Michael Spinks, portfolio manager at Investec, said investors need to be aware that the old rules of diversification do not necessarily apply in the current environment.
“Financial markets are an increasingly multi-dimensional world, so investors need to closely examine their portfolio allocations to look at the underlying drivers of asset returns to determine if they are truly diversified,” he said.
Mr Spinks explained that investors should focus on asset class behaviour.
Current macroeconomic factors – such as improving global growth underpinned by falling oil prices – will mean that certain asset classes will outperform.
“Growth assets – such as equities, high-yield bonds, emerging market debt and property – tend to have returns directly related to expectations to real economic growth,” he said.
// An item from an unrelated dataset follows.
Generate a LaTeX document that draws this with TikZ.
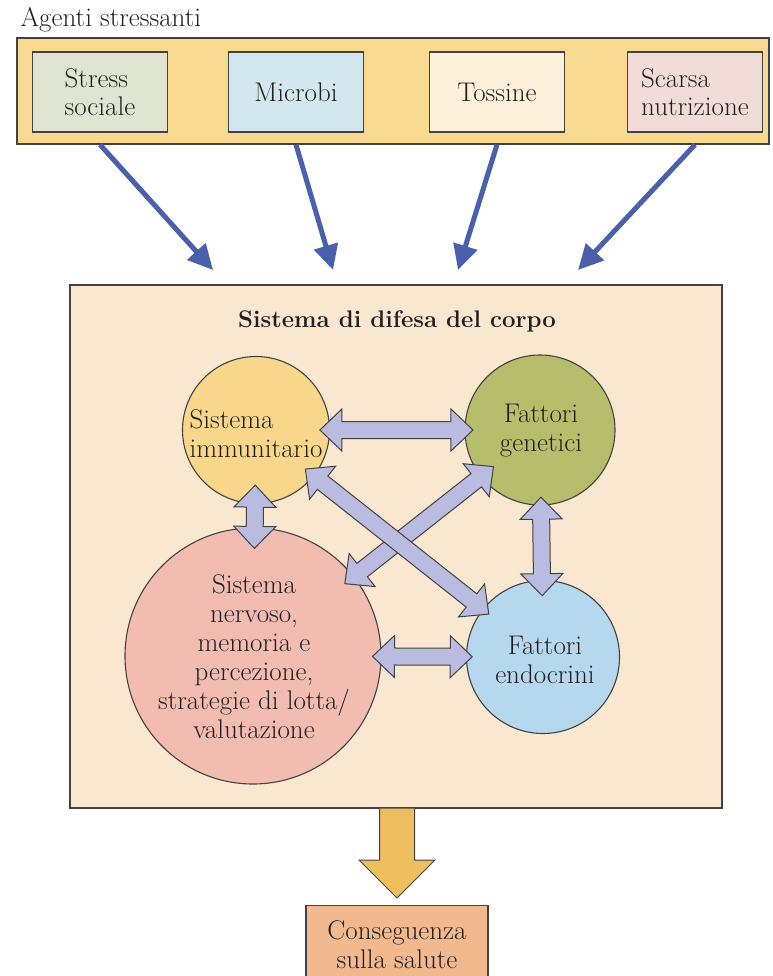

Conversely, defensive assets "react positively" as expectations for economic growth decline.
Mr Spinks said while there is currently value to be found in growth assets – noting a preference for Japanese equities – investors do need to invest across asset classes, he added.
If you are looking at “surviving what is clearly a low rate environment”, it is “about breadth of opportunities, depth in the position taking, willingness to be active, and understanding the nature of what it is you’re buying", Mr Spinks said.
“Multi-asset strategies – those that utilise a truly diversified approach – may provide efficient integration of the key components needed to reduce return variability, as well as providing the potential for a strong level of returns."